The Subcommittee, known by its acronym DROI, organises hearings and discussions on all sorts of human rights issues. These discussions lead to the adoption of reports and resolutions, thus contributing to the international debate on subjects such as the death penalty, torture or the fight against impunity.
The Annual Report on Human Rights, which takes stock of the human rights situation in the world, is drafted by the DROI Subcommittee.
Organisation and responsibilities of the Subcommittee on Human Rights
The Subcommittee consists of 31 members and 23 substitutes, thus mirroring the structure of the European Parliament as required in Article 181 of the Rules of Procedure.
The Subcommittee on Human Rights (DROI) is a subcommittee of the Foreign Affairs Committee. Its main responsibilities are set out in the fifth paragraph of the Foreign Affairs Committee’s responsibilities: "issues concerning human rights, the protection of minorities and the promotion of democratic values in third countries.

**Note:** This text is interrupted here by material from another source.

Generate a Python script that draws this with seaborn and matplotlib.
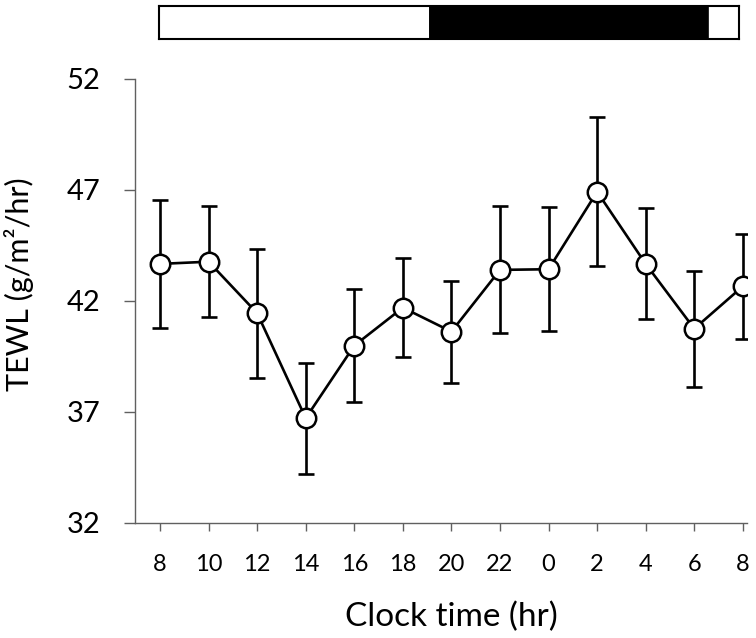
import numpy as np
import pandas as pd
import seaborn as sns
import matplotlib.pyplot as plt

# clock time labels and TEWL means +/- error
clock_labels = ['8', '10', '12', '14', '16', '18', '20', '22', '0', '2', '4', '6', '8']
tewl_mean = [43.67, 43.77, 41.45, 36.72, 39.99, 41.70, 40.62, 43.40, 43.43, 46.92, 43.67, 40.75, 42.66]
tewl_err = [2.88, 2.50, 2.90, 2.50, 2.55, 2.24, 2.30, 2.86, 2.80, 3.35, 2.50, 2.62, 2.36]

# light/dark bar: hours since 08:00 (start, end, colour)
phase_start = [0.0, 11.2, 22.7]
phase_end = [11.2, 22.7, 24.0]
phase_color = ['white', 'black', 'white']

sns.set_style('white')
plt.rcParams['font.family'] = ['Lato', 'DejaVu Sans']
plt.rcParams['text.color'] = 'black'
plt.rcParams['axes.labelcolor'] = 'black'
plt.rcParams['xtick.color'] = 'black'
plt.rcParams['ytick.color'] = 'black'

df = pd.DataFrame({'idx': np.arange(len(tewl_mean)), 'tewl': tewl_mean, 'err': tewl_err})

fig = plt.figure(figsize=(7.56, 6.38), dpi=100)
ax = fig.add_axes([0.1786, 0.1803, 0.8091, 0.6959])

ax.errorbar(df['idx'], df['tewl'], yerr=df['err'], fmt='none', ecolor='black',
            elinewidth=1.9, capsize=6, capthick=1.9, zorder=1)
sns.lineplot(data=df, x='idx', y='tewl', ax=ax, color='black', linewidth=1.9,
             marker='o', markersize=14, markerfacecolor='white',
             markeredgecolor='black', markeredgewidth=1.8, zorder=3)

ax.set_xlim(-0.515, 12.08)
ax.set_ylim(32, 52)
ax.set_yticks([32, 37, 42, 47, 52])
ax.set_xticks(df['idx'])
ax.set_xticklabels(clock_labels)
for s in ['top', 'right']:
    ax.spines[s].set_visible(False)
for s in ['left', 'bottom']:
    ax.spines[s].set_color('#606060')
    ax.spines[s].set_linewidth(1.0)
ax.tick_params(axis='y', direction='out', length=8, width=1, color='#606060',
               labelsize=21, pad=17, left=True)
ax.tick_params(axis='x', direction='out', length=6, width=1, color='#606060',
               labelsize=17, pad=16, bottom=True)
ax.set_xlabel('Clock time (hr)', fontsize=24)
ax.set_ylabel('TEWL (g/m²/hr)', fontsize=22)
ax.xaxis.set_label_coords(0.517, -0.178)
ax.yaxis.set_label_coords(-0.165, 0.538)

# light/dark phase bar
bx = fig.add_axes([0.2103, 0.9389, 0.7672, 0.0517])
bx.barh(0, np.array(phase_end) - np.array(phase_start), left=phase_start,
        height=1, color=phase_color, edgecolor='black', linewidth=1.2)
bx.set_xlim(0, 24)
bx.set_ylim(-0.5, 0.5)
bx.set_xticks([])
bx.set_yticks([])
for s in bx.spines.values():
    s.set_color('black')
    s.set_linewidth(1.5)

fig.savefig('out.png', dpi=100)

In this context the committee is assisted by a subcommittee on human rights. Without prejudice to the relevant rules, members from other committees and bodies with responsibilities in this field shall be invited to attend the meetings of the subcommittee." Objectives of the Subcommittee
The Human Rights Subcommittee may not adopt reports or draft resolutions. However, DROI provides important expert advice and a forum for essential debate where NGOs, human rights defenders, members of the European Commission or the European Council can present their views.
One of the Subcommittee’s objectives is to raise members’ awareness of human rights issues and to invite them to speak about and support actions in favour of human rights.
FIACAT’s role within DROI
The Human Rights Subcommittee has renewed its commitment to working with NGOs: “The European Union must consult with NGOs, be they international or local, on a systematic basis on all aspects of human rights”. On these grounds, FIACAT and several NGOs are taking part in consultations with civil society on draft resolutions, such as the draft EU guidelines against torture or those on the death penalty.
How can ACAT groups contribute?
The Human Rights Subcommittee currently allows civil society activists to speak during its meetings. This is an opportunity for all ACAT groups, through FIACAT, to express their concerns on the various instances of non-respect of human rights occurring in their countries. Through the medium of reports and oral contributions to these meetings, ACAT groups can make their voices heard at the European Parliament and the European External Action Service.